Editions de Minuit - Date de sortie : 4 septembre 2014 - ISBN 978-2707323859 - 372 pages
Résumé
Rencontrer une fille tatouée au Japon ; sauver la vie d’un homme sur un paquebot en mer du Nord ; nager avec les dauphins aux Bahamas ; faire l’amour à Moscou ; travailler à Dubaï ; chasser les lions en Tanzanie ; s’offrir une escapade amoureuse à Rome ; croiser des pirates dans le Golfe d’Aden ; tenter sa chance au casino en Slovénie ; se perdre dans la jungle de Thaïlande ; faire du stop jusqu’en Floride.
Le seul lien entre les personnages est l’événement vers lequel tous les regards convergent en mars 2011 : le tsunami au Japon, feuilleton médiatique donnant à tous le sentiment et l’illusion de partager le même monde. Mais si tout se fond dans la vitesse de cette globalisation où nous sommes enchaînés les uns aux autres, si chacun peut partir très loin, il reste d’abord rivé à lui-même et à ses propres histoires, dans l’anonymat.
Pourquoi - comment ce livre ?
Pour le thème et pour l'auteur dont j'ai lu plusieurs romans que j'ai aimés.
Les premières pages en 3 minutes
Mon avis
Dans ce livre-là, on fait le tour du monde avec les personnages qui n'ont a priori aucun lien, si ce n'est l'unité de temps. Ils sont loin de chez eux, en déplacement, le jour du tsunami de Fukushima en mars 2011. Une juxtaposition de petites histoires, de gens qui vivent leur petit quotidien "égoïste", alors même qu'une catastrophe est en cours. Leurs vies sont présentées comme des cartes postales, mais des cartes postales intelligentes, bourrées de réflexion, sur eux-mêmes, sur leur place dans ce grand mouvement qui nous anime, ce carroussel ininterrompu qu'est la vie, enfin, pas si ininterrompu puisque Fukushima leur rappelle leur condition d'humains, mortels.
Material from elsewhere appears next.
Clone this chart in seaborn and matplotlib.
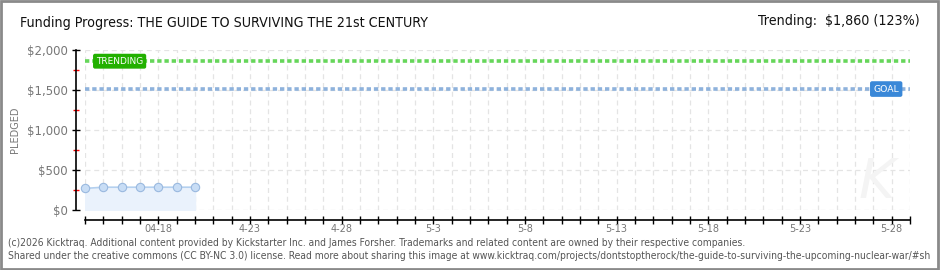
import matplotlib
matplotlib.use("Agg")
import matplotlib.pyplot as plt
import seaborn as sns
import pandas as pd
from matplotlib.patches import Rectangle
from matplotlib.ticker import MultipleLocator, FixedLocator, FuncFormatter
from matplotlib import font_manager as fm

# ---- data ----
days = [0, 1, 2, 3, 4, 5, 6]            # day index from 04-14
pledged = [270, 285, 285, 285, 285, 285, 285]
goal = 1512
trending = 1860
tick_days = [4, 9, 14, 19, 24, 29, 34, 39, 44]
tick_labels = ["04-18", "4-23", "4-28", "5-3", "5-8", "5-13", "5-18", "5-23", "5-28"]
title = "Funding Progress: THE GUIDE TO SURVIVING THE 21st CENTURY"
trend_text = "Trending:  $1,860 (123%)"
footer1 = ("(c)2026 Kicktraq. Additional content provided by Kickstarter Inc. and James Forsher. "
           "Trademarks and related content are owned by their respective companies.")
footer2 = ("Shared under the creative commons (CC BY-NC 3.0) license. Read more about sharing this image at "
           "www.kicktraq.com/projects/dontstoptherock/the-guide-to-surviving-the-upcoming-nuclear-war/#sh")

df = pd.DataFrame({"day": days, "pledged": pledged})

sns.set_style("white")
plt.rcParams['font.family'] = ['DejaVu Sans']

names = {f.name + "|" + str(f.stretch) for f in fm.fontManager.ttflist}
have_cond = any(("DejaVu Sans" in n and "condensed" in n) for n in names)
cond = dict(family=['DejaVu Sans'], fontstretch='condensed') if have_cond else dict(family=['DejaVu Sans'])

fig = plt.figure(figsize=(9.4, 2.7), dpi=100)
ax = fig.add_axes([85/940, 60/270, 825/940, 160/270])

ax.fill_between(df["day"], 0, df["pledged"], color="#eaf2fc", zorder=1)
sns.lineplot(data=df, x="day", y="pledged", ax=ax, color="#b4d0ef", lw=1.2,
             marker="o", markersize=6, markerfacecolor="#c8ddf5",
             markeredgecolor="#9ab9df", markeredgewidth=0.8, zorder=3, clip_on=False)

ax.axhline(trending, color="#66d65a", lw=2.6, ls=(0, (1.2, 0.8)), zorder=2)
ax.axhline(goal, color="#8eb2dc", lw=2.6, ls=(0, (1.2, 0.8)), zorder=2)

ax.set_xlim(0, 45)
ax.set_ylim(0, 2000)

ax.xaxis.set_major_locator(FixedLocator(tick_days))
ax.xaxis.set_minor_locator(MultipleLocator(1))
ax.set_xticklabels(tick_labels)
ax.yaxis.set_major_locator(MultipleLocator(500))
ax.yaxis.set_minor_locator(MultipleLocator(250))
ax.yaxis.set_major_formatter(FuncFormatter(lambda v, p: f"${int(v):,}"))
ax.grid(False)
for d in range(0, 46):
    ax.axvline(d, color="#e4e4e4", lw=0.9, ls=(0, (4, 3)), zorder=0)
for v in [0, 500, 1000, 1500, 2000]:
    ax.axhline(v, color="#e4e4e4", lw=0.9, ls=(0, (4, 3)), zorder=0)

ax.tick_params(axis="both", which="both", left=True, bottom=True)
ax.tick_params(axis="x", which="both", direction="inout", length=6, width=1,
               color="black", labelsize=7, labelcolor="#777777", pad=0)
ax.tick_params(axis="y", which="major", direction="inout", length=6, width=1,
               color="black", labelsize=8.5, labelcolor="#777777", pad=3)
ax.tick_params(axis="y", which="minor", direction="inout", length=4, width=1, color="red")

sns.despine(ax=ax, offset={"left": 6.5, "bottom": 7.2}, top=True, right=True)
for s in ("left", "bottom"):
    ax.spines[s].set_color("black")
    ax.spines[s].set_linewidth(1.2)
ax.set_xlabel("")
ax.set_ylabel("PLEDGED", color="#777777", fontsize=7)
ax.yaxis.set_label_coords((20 - 85) / 825, 0.5)

# labels on lines
ax.text(0.6, trending, "TRENDING", color="white", fontsize=6.5, va="center", ha="left",
        bbox=dict(boxstyle="round,pad=0.25,rounding_size=0.15", fc="#22b000", ec="#22b000"), zorder=5)
ax.text(43.0, goal, "GOAL", color="white", fontsize=6.7, va="center", ha="left",
        bbox=dict(boxstyle="round,pad=0.28,rounding_size=0.15", fc="#3a88d8", ec="#3a88d8"), zorder=5)

# faint watermark
ax.text(43.2, 350, "K", fontsize=40, color="#f4f4f4", ha="center", va="center",
        style="italic", zorder=0.5)

# titles
tsize = 10.2 if have_cond else 9.2
fig.text(20/940, 1 - 23/270, title, fontsize=tsize, color="#111111", va="center", ha="left", **cond)
fig.text(920/940, 1 - 21/270, trend_text, fontsize=tsize, color="#111111", va="center", ha="right", **cond)

# footer
fsize = 7.4 if have_cond else 6.8
fig.text(8/940, 1 - 243/270, footer1, fontsize=fsize, color="#555555", va="center", ha="left", **cond)
fig.text(8/940, 1 - 256/270, footer2, fontsize=fsize, color="#555555", va="center", ha="left", **cond)

# border
fig.patches.append(Rectangle((0.001, 0.002), 0.997, 0.995, transform=fig.transFigure,
                             fill=False, ec="#8a8a8a", lw=2))

fig.savefig("out.png", dpi=100, facecolor="white")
J'ai adoré ce roman qui va vite, qui nous embarque sur de longues phrases, comme s'il y avait urgence à tout dire. Et les transitions d'une histoire à l'autre sont subtiles comme des vagues qui nous entraîneraient inexorablement à un autre endroit de la planète. Par exemple, on est avec Taha et Yasemin nageant avec les dauphins aux Bahamas, et l'auteur écrit : "rien ne pourra interrompre la quiétude de ce moment dont ils garderont longtemps la trace, bien après leur retour à Istambul, alors que le soir même, à peine débarquée, il n'y aura en revanche pas une seconde de quiétude ni d'apaisement pour Salma...." Ca y est, on est déjà un pied dans l'histoire suivante !
Il y a du souffle dans ce roman-là qui est pour moi, un coup de coeur que je vous conseille évidemment..
Citations
*Un appareil photo déclassifie le voyageur et le range de facto parmi les touristes, et parmi eux, au bas de l'échelle, le touriste qui croit vraiment qu'il fait oeuvre et accumule de quoi nourrir l'imaginaire de l'humanité par ses observations et la pertinence de ses découvertes.
*Pour les Massaï d'aujourd'hui, les touristes, les Blancs, les Land Cruiser et les téléobjectifs font partie du monde comme des objets dont on s'accomode, puisqu'on sait que plus jamais on ne vivra sans leur regard braqué sur nous.
*Les jeunes hommes, dès qu'ils ont une quinzaine d'années, sont envoyés loin du village pour qu'ils apprennent la prodigalité et la modestie afin d'affronter et d'appréhender la vie.
*Le passé ne passe pas et s'ankylose dans sa vie de tous les jours. Comme si c'était à cause de lui, le passé, que les vieux étaient si lourds et si lents à déplacer, à force de se déposer comme un limon, dans toutes les strates du corps.
* Plus il réfléchit, plus il se dit que c'était une erreur parce que, quand on part si loin de chez soi, ce qu'on trouve parfois, derrière le masque du dépaysement, c'est l'arrière-pays mental de nos terreurs.